-- Begin Information provided --

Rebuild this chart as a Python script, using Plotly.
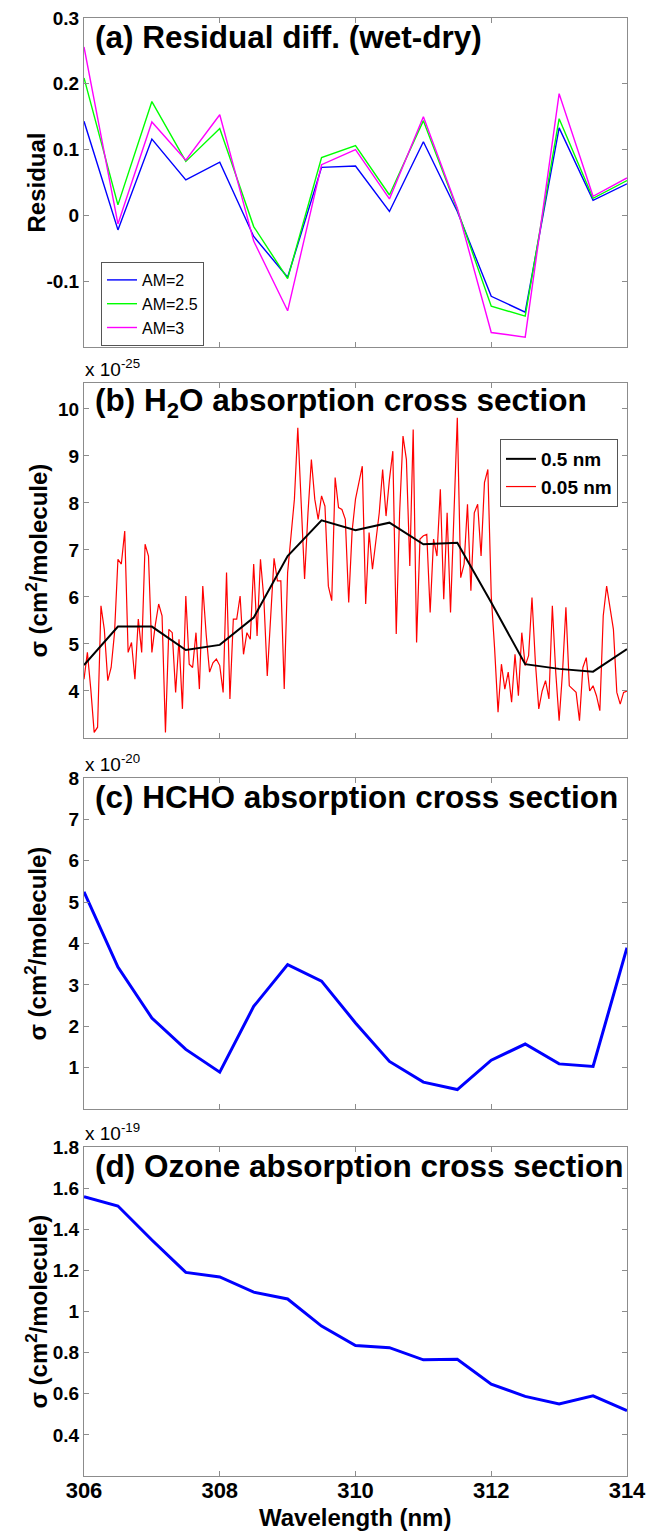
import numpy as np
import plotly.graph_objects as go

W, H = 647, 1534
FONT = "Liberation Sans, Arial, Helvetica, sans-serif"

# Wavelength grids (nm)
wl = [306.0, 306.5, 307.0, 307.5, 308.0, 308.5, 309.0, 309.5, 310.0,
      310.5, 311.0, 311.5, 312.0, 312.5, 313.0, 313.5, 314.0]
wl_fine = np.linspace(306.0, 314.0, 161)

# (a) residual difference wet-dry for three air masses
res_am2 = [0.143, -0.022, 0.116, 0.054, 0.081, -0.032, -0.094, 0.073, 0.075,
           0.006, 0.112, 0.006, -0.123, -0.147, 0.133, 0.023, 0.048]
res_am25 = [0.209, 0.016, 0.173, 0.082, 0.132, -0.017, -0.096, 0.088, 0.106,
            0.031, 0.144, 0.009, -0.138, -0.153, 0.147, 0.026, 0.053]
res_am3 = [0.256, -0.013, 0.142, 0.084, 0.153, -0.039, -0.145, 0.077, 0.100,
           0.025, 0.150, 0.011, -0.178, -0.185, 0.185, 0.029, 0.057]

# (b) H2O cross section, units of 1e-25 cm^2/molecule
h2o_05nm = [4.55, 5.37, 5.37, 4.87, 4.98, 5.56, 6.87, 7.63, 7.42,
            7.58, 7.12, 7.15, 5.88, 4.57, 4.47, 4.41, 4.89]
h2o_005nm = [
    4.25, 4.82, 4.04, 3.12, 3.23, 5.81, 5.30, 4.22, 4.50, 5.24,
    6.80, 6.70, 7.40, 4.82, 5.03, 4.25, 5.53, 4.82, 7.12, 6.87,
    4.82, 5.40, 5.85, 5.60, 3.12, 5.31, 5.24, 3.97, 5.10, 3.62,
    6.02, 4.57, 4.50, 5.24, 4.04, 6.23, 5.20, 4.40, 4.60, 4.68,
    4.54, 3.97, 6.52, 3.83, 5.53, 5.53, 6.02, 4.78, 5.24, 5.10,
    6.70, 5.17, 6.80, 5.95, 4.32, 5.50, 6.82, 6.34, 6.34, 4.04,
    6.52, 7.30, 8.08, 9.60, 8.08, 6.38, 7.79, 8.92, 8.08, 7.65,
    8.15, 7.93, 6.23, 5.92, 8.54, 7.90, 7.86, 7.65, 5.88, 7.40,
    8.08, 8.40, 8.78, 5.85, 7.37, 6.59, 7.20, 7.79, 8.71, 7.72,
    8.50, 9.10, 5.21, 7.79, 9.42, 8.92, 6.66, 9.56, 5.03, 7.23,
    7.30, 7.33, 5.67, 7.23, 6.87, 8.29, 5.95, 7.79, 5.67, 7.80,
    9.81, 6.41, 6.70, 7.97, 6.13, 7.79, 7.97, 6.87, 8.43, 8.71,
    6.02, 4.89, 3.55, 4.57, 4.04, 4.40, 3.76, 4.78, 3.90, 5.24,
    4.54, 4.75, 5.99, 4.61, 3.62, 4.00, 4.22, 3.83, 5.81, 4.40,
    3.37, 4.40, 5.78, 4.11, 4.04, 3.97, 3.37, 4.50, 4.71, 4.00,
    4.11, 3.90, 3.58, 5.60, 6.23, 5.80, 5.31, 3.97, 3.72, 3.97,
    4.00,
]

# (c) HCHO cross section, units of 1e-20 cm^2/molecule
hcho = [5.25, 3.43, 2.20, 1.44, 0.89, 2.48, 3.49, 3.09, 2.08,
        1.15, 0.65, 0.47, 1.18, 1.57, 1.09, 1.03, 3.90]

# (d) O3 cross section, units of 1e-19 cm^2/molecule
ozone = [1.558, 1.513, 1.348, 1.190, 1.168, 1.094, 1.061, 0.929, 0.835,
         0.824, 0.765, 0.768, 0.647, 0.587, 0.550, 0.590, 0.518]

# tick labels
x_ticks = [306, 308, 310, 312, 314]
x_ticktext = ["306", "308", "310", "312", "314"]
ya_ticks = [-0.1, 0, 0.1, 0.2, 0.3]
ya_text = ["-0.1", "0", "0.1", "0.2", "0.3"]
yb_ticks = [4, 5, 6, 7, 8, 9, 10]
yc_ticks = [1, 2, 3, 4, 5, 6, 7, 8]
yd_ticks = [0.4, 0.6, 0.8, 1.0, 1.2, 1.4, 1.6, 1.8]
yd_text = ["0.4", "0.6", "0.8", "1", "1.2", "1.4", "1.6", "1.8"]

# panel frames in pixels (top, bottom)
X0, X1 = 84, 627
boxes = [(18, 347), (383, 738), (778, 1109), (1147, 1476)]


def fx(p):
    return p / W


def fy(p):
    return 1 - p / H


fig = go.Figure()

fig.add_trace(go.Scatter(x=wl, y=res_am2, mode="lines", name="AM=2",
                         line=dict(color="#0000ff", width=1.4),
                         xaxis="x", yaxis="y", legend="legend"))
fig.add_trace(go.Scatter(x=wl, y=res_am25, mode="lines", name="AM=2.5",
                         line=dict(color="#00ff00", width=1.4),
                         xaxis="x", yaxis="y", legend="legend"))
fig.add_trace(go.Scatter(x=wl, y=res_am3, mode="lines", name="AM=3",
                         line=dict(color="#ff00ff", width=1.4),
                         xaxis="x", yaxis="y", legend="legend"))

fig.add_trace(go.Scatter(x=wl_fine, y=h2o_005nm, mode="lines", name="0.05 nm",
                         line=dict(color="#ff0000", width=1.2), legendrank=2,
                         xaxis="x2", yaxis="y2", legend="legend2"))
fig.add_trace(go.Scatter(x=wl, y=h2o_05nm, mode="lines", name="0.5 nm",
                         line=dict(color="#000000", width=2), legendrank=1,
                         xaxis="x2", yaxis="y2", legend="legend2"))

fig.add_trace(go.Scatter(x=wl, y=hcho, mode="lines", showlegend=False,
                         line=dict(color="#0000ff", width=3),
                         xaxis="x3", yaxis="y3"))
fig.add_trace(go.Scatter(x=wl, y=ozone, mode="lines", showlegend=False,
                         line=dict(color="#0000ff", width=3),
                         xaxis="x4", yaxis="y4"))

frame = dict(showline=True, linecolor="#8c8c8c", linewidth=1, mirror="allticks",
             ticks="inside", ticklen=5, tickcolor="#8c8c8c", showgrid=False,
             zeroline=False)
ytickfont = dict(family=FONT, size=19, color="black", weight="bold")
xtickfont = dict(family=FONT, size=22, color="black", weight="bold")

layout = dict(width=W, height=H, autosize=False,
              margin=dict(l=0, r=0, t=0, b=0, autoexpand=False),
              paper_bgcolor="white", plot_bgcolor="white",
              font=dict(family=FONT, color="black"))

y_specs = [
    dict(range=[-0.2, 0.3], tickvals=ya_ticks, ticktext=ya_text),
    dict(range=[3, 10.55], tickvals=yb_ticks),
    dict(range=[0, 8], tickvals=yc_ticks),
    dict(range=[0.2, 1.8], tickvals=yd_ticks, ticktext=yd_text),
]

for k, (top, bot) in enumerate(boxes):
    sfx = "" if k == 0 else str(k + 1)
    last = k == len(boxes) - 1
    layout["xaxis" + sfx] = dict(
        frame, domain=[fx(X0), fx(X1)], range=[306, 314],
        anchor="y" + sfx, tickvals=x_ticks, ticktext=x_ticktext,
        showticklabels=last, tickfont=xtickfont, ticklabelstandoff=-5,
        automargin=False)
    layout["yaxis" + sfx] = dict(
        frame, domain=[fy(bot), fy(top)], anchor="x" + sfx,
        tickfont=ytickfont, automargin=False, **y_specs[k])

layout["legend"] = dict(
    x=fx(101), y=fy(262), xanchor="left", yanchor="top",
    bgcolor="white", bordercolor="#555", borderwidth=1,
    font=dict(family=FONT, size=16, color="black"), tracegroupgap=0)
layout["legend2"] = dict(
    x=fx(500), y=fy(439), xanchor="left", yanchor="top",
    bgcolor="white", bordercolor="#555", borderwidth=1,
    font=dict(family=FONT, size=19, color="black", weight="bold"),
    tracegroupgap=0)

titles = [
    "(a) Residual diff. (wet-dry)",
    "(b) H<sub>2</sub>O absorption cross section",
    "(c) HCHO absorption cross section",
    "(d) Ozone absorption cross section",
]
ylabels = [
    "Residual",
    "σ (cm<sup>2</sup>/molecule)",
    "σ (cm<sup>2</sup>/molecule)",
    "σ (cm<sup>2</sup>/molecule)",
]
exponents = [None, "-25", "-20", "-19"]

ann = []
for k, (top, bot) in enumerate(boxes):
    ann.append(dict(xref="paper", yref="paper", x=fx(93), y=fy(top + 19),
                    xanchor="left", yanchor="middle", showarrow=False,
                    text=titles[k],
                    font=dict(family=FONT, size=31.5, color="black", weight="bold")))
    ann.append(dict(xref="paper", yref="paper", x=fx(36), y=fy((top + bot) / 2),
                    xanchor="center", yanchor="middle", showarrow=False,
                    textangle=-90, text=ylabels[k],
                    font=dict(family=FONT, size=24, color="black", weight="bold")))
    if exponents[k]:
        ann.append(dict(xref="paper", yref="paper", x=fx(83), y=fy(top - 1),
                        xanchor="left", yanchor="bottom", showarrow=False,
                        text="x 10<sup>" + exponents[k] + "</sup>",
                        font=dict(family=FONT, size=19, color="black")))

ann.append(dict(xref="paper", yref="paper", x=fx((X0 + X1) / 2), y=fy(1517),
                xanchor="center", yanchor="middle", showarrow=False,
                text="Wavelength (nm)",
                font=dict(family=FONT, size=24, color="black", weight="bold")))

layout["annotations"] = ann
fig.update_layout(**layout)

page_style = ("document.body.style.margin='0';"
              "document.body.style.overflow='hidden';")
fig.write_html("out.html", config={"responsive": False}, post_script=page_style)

-- End Information provided --

### Written task
Copy nothing but the lines from the first one in the listing through the line with "wl_fine = np.linspace(306.0, 314.0, 161)", and omit the pictures.

### The solution
Rebuild this chart as a Python script, using Plotly.
import numpy as np
import plotly.graph_objects as go

W, H = 647, 1534
FONT = "Liberation Sans, Arial, Helvetica, sans-serif"

# Wavelength grids (nm)
wl = [306.0, 306.5, 307.0, 307.5, 308.0, 308.5, 309.0, 309.5, 310.0,
      310.5, 311.0, 311.5, 312.0, 312.5, 313.0, 313.5, 314.0]
wl_fine = np.linspace(306.0, 314.0, 161)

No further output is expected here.